──────── DATA SECTION
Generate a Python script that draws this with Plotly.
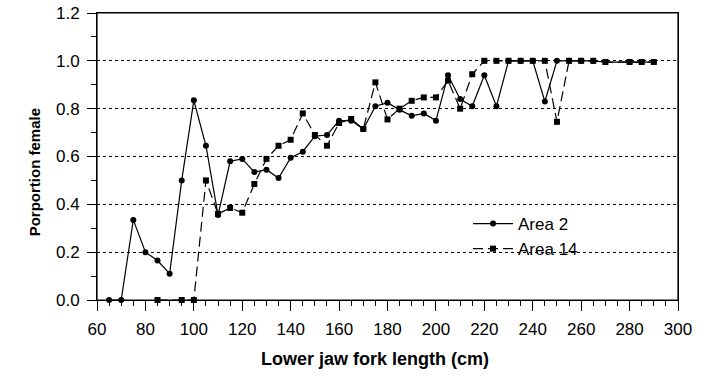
import plotly.graph_objects as go

# Area 2 (circles, solid line)
area2_x = [65, 70, 75, 80, 85, 90, 95, 100, 105, 110, 115, 120, 125, 130, 135, 140,
           145, 150, 155, 160, 165, 170, 175, 180, 185, 190, 195, 200, 205, 210,
           215, 220, 225, 230, 235, 240, 245, 250, 255, 260, 265, 270, 280, 285, 290]
area2_y = [0.0, 0.0, 0.335, 0.20, 0.165, 0.11, 0.50, 0.835, 0.645, 0.355, 0.58, 0.59,
           0.535, 0.545, 0.51, 0.595, 0.62, 0.685, 0.69, 0.75, 0.75, 0.715, 0.81, 0.825,
           0.795, 0.77, 0.78, 0.75, 0.94, 0.84, 0.81, 0.94, 0.81, 1.0, 1.0, 1.0, 0.83,
           1.0, 1.0, 1.0, 1.0, 0.995, 0.995, 0.995, 0.995]

# Area 14 (squares, dashed line)
area14_x = [85, 95, 100, 105, 110, 115, 120, 125, 130, 135, 140, 145, 150, 155, 160,
            165, 170, 175, 180, 185, 190, 195, 200, 205, 210, 215, 220, 225, 230, 235,
            240, 245, 250, 255, 260, 265, 270, 280, 285, 290]
area14_y = [0.0, 0.0, 0.0, 0.50, 0.36, 0.385, 0.365, 0.485, 0.59, 0.645, 0.67, 0.78,
            0.69, 0.645, 0.74, 0.757, 0.715, 0.91, 0.755, 0.80, 0.833, 0.847, 0.847,
            0.917, 0.80, 0.944, 1.0, 1.0, 1.0, 1.0, 1.0, 1.0, 0.745, 1.0, 1.0, 1.0,
            0.995, 0.995, 0.995, 0.995]

x_ticks = [60, 80, 100, 120, 140, 160, 180, 200, 220, 240, 260, 280, 300]
y_ticks = [0.0, 0.2, 0.4, 0.6, 0.8, 1.0, 1.2]

FONT = "Liberation Sans, Arial, Helvetica, sans-serif"

fig = go.Figure()
fig.add_trace(go.Scatter(
    x=area2_x, y=area2_y, name="Area 2", mode="lines+markers",
    line=dict(color="black", width=1.2),
    marker=dict(symbol="circle", size=6, color="black"),
    cliponaxis=False,
))
fig.add_trace(go.Scatter(
    x=area14_x, y=area14_y, name="Area 14", mode="lines+markers",
    line=dict(color="black", width=1.2, dash="10px,5px"),
    marker=dict(symbol="square", size=6, color="black"),
    cliponaxis=False,
))

fig.update_layout(
    width=717, height=376,
    margin=dict(l=97, r=39, t=13, b=76, autoexpand=False),
    paper_bgcolor="white", plot_bgcolor="white",
    font=dict(family=FONT, size=17, color="black"),
    showlegend=True,
    legend=dict(
        x=0.6386, y=0.3275, xanchor="left", yanchor="top",
        bgcolor="rgba(0,0,0,0)", borderwidth=0,
        font=dict(family=FONT, size=17, color="black"),
        tracegroupgap=0, itemwidth=40,
    ),
    xaxis=dict(
        range=[60, 300], tickvals=x_ticks, ticktext=[str(v) for v in x_ticks],
        ticks="outside", ticklen=10, tickwidth=1, tickcolor="black",
        minor=dict(dtick=5, tick0=60, ticks="outside", ticklen=5, tickcolor="black", showgrid=False),
        showline=True, linecolor="black", linewidth=1, mirror=True,
        showgrid=False, zeroline=False, ticklabelstandoff=4, automargin=False,
        ticklabeloverflow="allow",
        tickfont=dict(family=FONT, size=17),
    ),
    yaxis=dict(
        range=[0, 1.2], tickvals=y_ticks, ticktext=[f"{v:.1f}" for v in y_ticks],
        ticks="outside", ticklen=9, tickwidth=1, tickcolor="black",
        minor=dict(dtick=0.1, tick0=0, ticks="outside", ticklen=5, tickcolor="black", showgrid=False),
        showline=True, linecolor="black", linewidth=1, mirror=True,
        showgrid=True, gridcolor="black", gridwidth=1, griddash="dot",
        zeroline=False, ticklabelstandoff=4, automargin=False,
        ticklabeloverflow="allow",
        tickfont=dict(family=FONT, size=17),
    ),
    shapes=[
        # plot frame (box around the plotting area)
        dict(type="rect", xref="paper", yref="paper", x0=0, y0=0, x1=1, y1=1,
             line=dict(color="black", width=1.2), fillcolor="rgba(0,0,0,0)", layer="above"),
    ],
    annotations=[
        dict(text="<b>Lower jaw fork length (cm)</b>", xref="paper", yref="paper",
             x=0.479, y=-0.1638, xanchor="center", yanchor="top", showarrow=False,
             font=dict(family=FONT, size=18)),
        dict(text="<b>Porportion female</b>", xref="paper", yref="paper",
             x=-0.1084, y=0.445, xanchor="center", yanchor="middle", showarrow=False,
             textangle=-90, font=dict(family=FONT, size=15)),
    ],
)

# remove the default page margin so the figure sits at the window's top-left corner
fig.write_html("out.html", config={"displayModeBar": False},
               post_script="document.body.style.margin='0';")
────────────────
STATED EXERCISE
Without the pictures, retype the whole of the material above exactly.

SOLUTION TO THE PROBLEM
Generate a Python script that draws this with Plotly.
import plotly.graph_objects as go

# Area 2 (circles, solid line)
area2_x = [65, 70, 75, 80, 85, 90, 95, 100, 105, 110, 115, 120, 125, 130, 135, 140,
           145, 150, 155, 160, 165, 170, 175, 180, 185, 190, 195, 200, 205, 210,
           215, 220, 225, 230, 235, 240, 245, 250, 255, 260, 265, 270, 280, 285, 290]
area2_y = [0.0, 0.0, 0.335, 0.20, 0.165, 0.11, 0.50, 0.835, 0.645, 0.355, 0.58, 0.59,
           0.535, 0.545, 0.51, 0.595, 0.62, 0.685, 0.69, 0.75, 0.75, 0.715, 0.81, 0.825,
           0.795, 0.77, 0.78, 0.75, 0.94, 0.84, 0.81, 0.94, 0.81, 1.0, 1.0, 1.0, 0.83,
           1.0, 1.0, 1.0, 1.0, 0.995, 0.995, 0.995, 0.995]

# Area 14 (squares, dashed line)
area14_x = [85, 95, 100, 105, 110, 115, 120, 125, 130, 135, 140, 145, 150, 155, 160,
            165, 170, 175, 180, 185, 190, 195, 200, 205, 210, 215, 220, 225, 230, 235,
            240, 245, 250, 255, 260, 265, 270, 280, 285, 290]
area14_y = [0.0, 0.0, 0.0, 0.50, 0.36, 0.385, 0.365, 0.485, 0.59, 0.645, 0.67, 0.78,
            0.69, 0.645, 0.74, 0.757, 0.715, 0.91, 0.755, 0.80, 0.833, 0.847, 0.847,
            0.917, 0.80, 0.944, 1.0, 1.0, 1.0, 1.0, 1.0, 1.0, 0.745, 1.0, 1.0, 1.0,
            0.995, 0.995, 0.995, 0.995]

x_ticks = [60, 80, 100, 120, 140, 160, 180, 200, 220, 240, 260, 280, 300]
y_ticks = [0.0, 0.2, 0.4, 0.6, 0.8, 1.0, 1.2]

FONT = "Liberation Sans, Arial, Helvetica, sans-serif"

fig = go.Figure()
fig.add_trace(go.Scatter(
    x=area2_x, y=area2_y, name="Area 2", mode="lines+markers",
    line=dict(color="black", width=1.2),
    marker=dict(symbol="circle", size=6, color="black"),
    cliponaxis=False,
))
fig.add_trace(go.Scatter(
    x=area14_x, y=area14_y, name="Area 14", mode="lines+markers",
    line=dict(color="black", width=1.2, dash="10px,5px"),
    marker=dict(symbol="square", size=6, color="black"),
    cliponaxis=False,
))

fig.update_layout(
    width=717, height=376,
    margin=dict(l=97, r=39, t=13, b=76, autoexpand=False),
    paper_bgcolor="white", plot_bgcolor="white",
    font=dict(family=FONT, size=17, color="black"),
    showlegend=True,
    legend=dict(
        x=0.6386, y=0.3275, xanchor="left", yanchor="top",
        bgcolor="rgba(0,0,0,0)", borderwidth=0,
        font=dict(family=FONT, size=17, color="black"),
        tracegroupgap=0, itemwidth=40,
    ),
    xaxis=dict(
        range=[60, 300], tickvals=x_ticks, ticktext=[str(v) for v in x_ticks],
        ticks="outside", ticklen=10, tickwidth=1, tickcolor="black",
        minor=dict(dtick=5, tick0=60, ticks="outside", ticklen=5, tickcolor="black", showgrid=False),
        showline=True, linecolor="black", linewidth=1, mirror=True,
        showgrid=False, zeroline=False, ticklabelstandoff=4, automargin=False,
        ticklabeloverflow="allow",
        tickfont=dict(family=FONT, size=17),
    ),
    yaxis=dict(
        range=[0, 1.2], tickvals=y_ticks, ticktext=[f"{v:.1f}" for v in y_ticks],
        ticks="outside", ticklen=9, tickwidth=1, tickcolor="black",
        minor=dict(dtick=0.1, tick0=0, ticks="outside", ticklen=5, tickcolor="black", showgrid=False),
        showline=True, linecolor="black", linewidth=1, mirror=True,
        showgrid=True, gridcolor="black", gridwidth=1, griddash="dot",
        zeroline=False, ticklabelstandoff=4, automargin=False,
        ticklabeloverflow="allow",
        tickfont=dict(family=FONT, size=17),
    ),
    shapes=[
        # plot frame (box around the plotting area)
        dict(type="rect", xref="paper", yref="paper", x0=0, y0=0, x1=1, y1=1,
             line=dict(color="black", width=1.2), fillcolor="rgba(0,0,0,0)", layer="above"),
    ],
    annotations=[
        dict(text="<b>Lower jaw fork length (cm)</b>", xref="paper", yref="paper",
             x=0.479, y=-0.1638, xanchor="center", yanchor="top", showarrow=False,
             font=dict(family=FONT, size=18)),
        dict(text="<b>Porportion female</b>", xref="paper", yref="paper",
             x=-0.1084, y=0.445, xanchor="center", yanchor="middle", showarrow=False,
             textangle=-90, font=dict(family=FONT, size=15)),
    ],
)

# remove the default page margin so the figure sits at the window's top-left corner
fig.write_html("out.html", config={"displayModeBar": False},
               post_script="document.body.style.margin='0';")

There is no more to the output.